Donnerstag, 28. März 2024

Archiv

Brexit-Gespräche
Die Wirtschaft soll mitreden

Premierministerin Theresa May gelobt Besserung: Sie will nach der desaströsen Unterhauswahl jetzt mehr auf die Wirtschaft hören, wenn es um den Brexit geht. Heute empfing ihr Austritts-Minister die Spitzen der Wirtschaft des Landes - aber auch die sind beim Thema EU-Austritt nicht alle einer Meinung.

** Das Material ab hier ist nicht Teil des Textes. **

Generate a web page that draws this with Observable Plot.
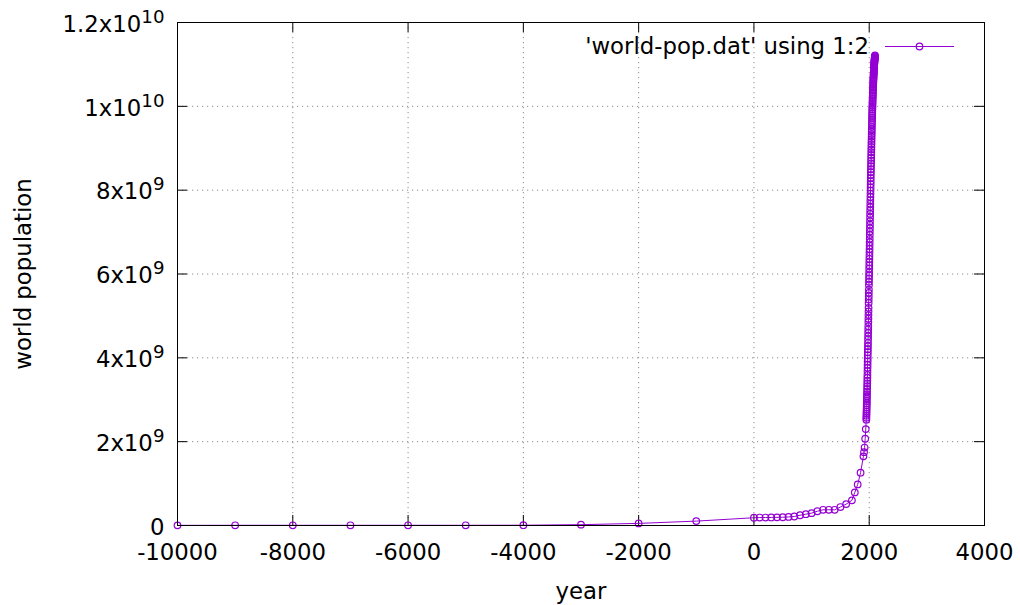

Von Friedbert Meurer | 07.07.2017
    Der britische Brexit-Minister David Davis
    Der britische Brexit-Minister David Davis hat britische Spitzenunternehmer zu Brexit-Gesprächen eingeladen. (imago / Pete Maclaine)
    Für die meisten britischen Unternehmer und Verbandsvertreter steht fest: Innerhalb von zwei Jahren werden die Brexit-Verhandlungen nicht beendet sein - mag die eigene Regierung noch so viel Optimismus verbreiten. Carolyn Fairbairn von Verband der Britischen Industrie forderte schon vor dem Treffen: Großbritannien soll sich auf eine Übergangszeit vorbereiten, und in dieser Phase weiter im EU-Binnenmarkt und in der Zollunion bleiben.
    "Das bringt andernfalls nur Unsicherheit. Es ist zu komplex. Wir können in der Übergangsperiode konzentriert einen finalen Vertrag verhandeln. Aber jetzt sollte man etwas Einfaches vereinbaren, so schnell wie möglich, dann können wir auch investieren."
    Schwarzmalerei der Industrie
    Erst einmal im Binnenmarkt und in der Zollunion bleiben: Das ist die Maximalposition der britischen Wirtschaft. Aber die Unternehmer sind gespalten. Manche, die nicht exportieren, glauben, dass es ihnen ohne die angebliche Regulierungswut Brüssels besser gehen könnte, zum Beispiel den Pubs. Tim Martin ist der Gründer der Pub-Kette JD Wetherspoon.
    "Hinter der Schwarzmalerei der Industrie steht der Wunsch, auf Dauer im Binnenmarkt und dann doch für immer in der EU zu bleiben. Mir ist sonst nicht klar, was dahinter steckt."
    Produktion gefährdet?
    Andere, wie die Luftfahrtindustrie, treiben aber ganz konkrete Sorgen um. Sie sind auf einen reibungslosen Ablauf einer internationalen Produktionskette angewiesen. Airbus zum Beispiel.
    Paul Everitt , Chef des Verbands der Britischen Luftfahrtindustrie: "Für unsere europäischen Kollegen ist die Position der britischen Regierung konfus und nicht klar. Die Premierministerin hat früh eine ganze Anzahl von roten Linien für die Brexit-Verhandlungen gezogen, die jetzt nicht hilfreich sind."
    Gemeint ist damit das rigorose Beharren Theresa Mays darauf, volle Kontrolle über die Einwanderung zu erhalten und auf keinen Fall irgendeine Geltungskraft des Europäischen Gerichtshofs hinzunehmen. Everitt fürchtet, dass die Just-in-Time Produktion gefährdet wird. John Longworth, ehedem Generaldirektor der britischen Handelskammer, sieht das dagegen anders.
    "Viele Länder, mit denen wir handeln, haben keinen Handelsvertrag mit der EU, sind also nicht im Binnenmarkt und der Zollunion. Und es funktioniert einwandfrei."
    May sucht Verbündete
    Würden für Großbritannien die Regeln der Welthandelsorganisation gelten, müsse man im Bereich der Luftfahrt keine Zölle bezahlen. Ist also alles in Ordnung? Nein, heißt es beim Verband: Unsere Produkte werden im Hafen von Dover zwischen den zollpflichtigen Waren hängen bleiben.
    Brexit-Minister David Davis zeigte heute zumindest ein offenes Ohr für die Interessen der Wirtschaft. Seine Chefin Theresa May ist politisch angeschlagen, sie sucht Verbündete. Ein Ergebnis schon vor dem Treffen war, dass es künftig alle zwei Wochen eine von David Davis geleitete Runde mit der britischen Wirtschaft geben soll.